▶ [Instruction] Where a line contains the word "this", copy that line.

▶ [Stored rows]

----------

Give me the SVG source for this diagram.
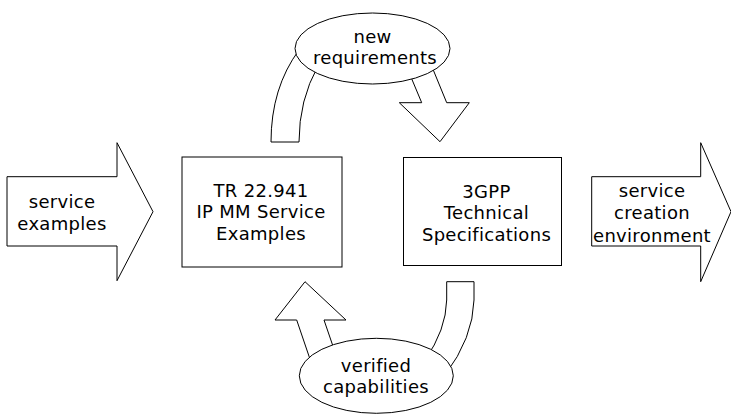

----------

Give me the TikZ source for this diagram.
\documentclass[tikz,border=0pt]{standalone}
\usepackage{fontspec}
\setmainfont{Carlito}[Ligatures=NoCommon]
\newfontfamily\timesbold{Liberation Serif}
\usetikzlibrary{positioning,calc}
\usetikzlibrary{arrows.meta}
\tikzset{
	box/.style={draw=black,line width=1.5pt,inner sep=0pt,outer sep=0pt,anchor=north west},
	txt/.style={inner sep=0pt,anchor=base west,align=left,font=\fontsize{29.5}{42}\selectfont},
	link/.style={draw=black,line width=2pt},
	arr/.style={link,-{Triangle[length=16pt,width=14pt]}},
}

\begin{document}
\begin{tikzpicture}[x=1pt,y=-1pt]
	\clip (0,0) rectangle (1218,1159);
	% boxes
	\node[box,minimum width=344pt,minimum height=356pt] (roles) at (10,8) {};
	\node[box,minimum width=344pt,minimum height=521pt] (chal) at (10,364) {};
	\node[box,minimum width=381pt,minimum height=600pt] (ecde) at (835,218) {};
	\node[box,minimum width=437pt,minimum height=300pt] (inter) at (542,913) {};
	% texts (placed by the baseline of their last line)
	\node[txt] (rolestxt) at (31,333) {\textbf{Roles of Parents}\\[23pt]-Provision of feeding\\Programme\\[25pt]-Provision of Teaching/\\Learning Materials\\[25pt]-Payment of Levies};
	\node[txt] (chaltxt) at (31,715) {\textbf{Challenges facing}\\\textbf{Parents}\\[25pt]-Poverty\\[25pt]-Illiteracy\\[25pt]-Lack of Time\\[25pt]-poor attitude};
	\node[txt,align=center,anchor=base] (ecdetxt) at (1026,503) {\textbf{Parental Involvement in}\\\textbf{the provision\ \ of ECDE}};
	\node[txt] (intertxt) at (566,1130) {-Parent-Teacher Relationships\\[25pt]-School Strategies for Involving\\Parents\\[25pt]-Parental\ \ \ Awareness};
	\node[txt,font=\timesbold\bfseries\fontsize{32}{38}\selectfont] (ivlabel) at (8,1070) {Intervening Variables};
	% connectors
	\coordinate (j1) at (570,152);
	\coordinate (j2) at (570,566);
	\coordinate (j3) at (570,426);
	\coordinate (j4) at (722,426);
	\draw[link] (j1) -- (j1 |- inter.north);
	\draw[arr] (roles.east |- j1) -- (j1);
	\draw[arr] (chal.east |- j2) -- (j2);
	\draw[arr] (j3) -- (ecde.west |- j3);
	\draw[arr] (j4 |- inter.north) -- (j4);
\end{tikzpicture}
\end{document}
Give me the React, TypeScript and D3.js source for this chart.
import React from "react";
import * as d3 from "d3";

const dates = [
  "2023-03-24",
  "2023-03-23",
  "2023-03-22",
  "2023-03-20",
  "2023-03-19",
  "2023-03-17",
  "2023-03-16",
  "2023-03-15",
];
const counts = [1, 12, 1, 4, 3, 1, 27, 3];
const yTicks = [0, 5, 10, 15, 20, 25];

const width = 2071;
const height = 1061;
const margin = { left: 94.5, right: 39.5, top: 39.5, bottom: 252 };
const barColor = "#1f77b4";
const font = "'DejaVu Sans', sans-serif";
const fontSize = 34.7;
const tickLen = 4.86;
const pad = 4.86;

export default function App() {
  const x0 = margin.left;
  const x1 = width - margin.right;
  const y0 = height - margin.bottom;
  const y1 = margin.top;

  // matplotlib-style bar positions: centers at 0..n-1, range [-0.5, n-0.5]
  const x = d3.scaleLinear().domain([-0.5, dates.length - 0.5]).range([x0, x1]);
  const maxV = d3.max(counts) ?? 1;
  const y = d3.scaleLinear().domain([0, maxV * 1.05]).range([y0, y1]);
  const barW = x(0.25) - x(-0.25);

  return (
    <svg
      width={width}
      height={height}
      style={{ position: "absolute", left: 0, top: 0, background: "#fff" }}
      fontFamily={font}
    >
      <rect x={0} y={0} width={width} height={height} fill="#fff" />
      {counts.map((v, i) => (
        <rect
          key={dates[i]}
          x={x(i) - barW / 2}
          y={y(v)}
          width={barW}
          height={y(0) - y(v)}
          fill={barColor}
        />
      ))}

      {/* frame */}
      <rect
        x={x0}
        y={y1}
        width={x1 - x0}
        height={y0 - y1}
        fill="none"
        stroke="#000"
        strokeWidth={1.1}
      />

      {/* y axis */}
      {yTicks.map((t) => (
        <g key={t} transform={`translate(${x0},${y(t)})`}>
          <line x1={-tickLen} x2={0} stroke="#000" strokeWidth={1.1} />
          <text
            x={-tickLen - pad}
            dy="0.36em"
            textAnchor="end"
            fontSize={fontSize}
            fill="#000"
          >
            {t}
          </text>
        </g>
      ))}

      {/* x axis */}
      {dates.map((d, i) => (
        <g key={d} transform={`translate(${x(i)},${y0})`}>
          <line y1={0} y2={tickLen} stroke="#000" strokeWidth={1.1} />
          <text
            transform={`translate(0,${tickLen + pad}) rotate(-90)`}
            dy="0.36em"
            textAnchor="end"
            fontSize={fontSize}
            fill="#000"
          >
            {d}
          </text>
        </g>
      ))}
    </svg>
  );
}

----------

▶ [Complete response]
Give me the SVG source for this diagram.
Give me the TikZ source for this diagram.
Give me the React, TypeScript and D3.js source for this chart.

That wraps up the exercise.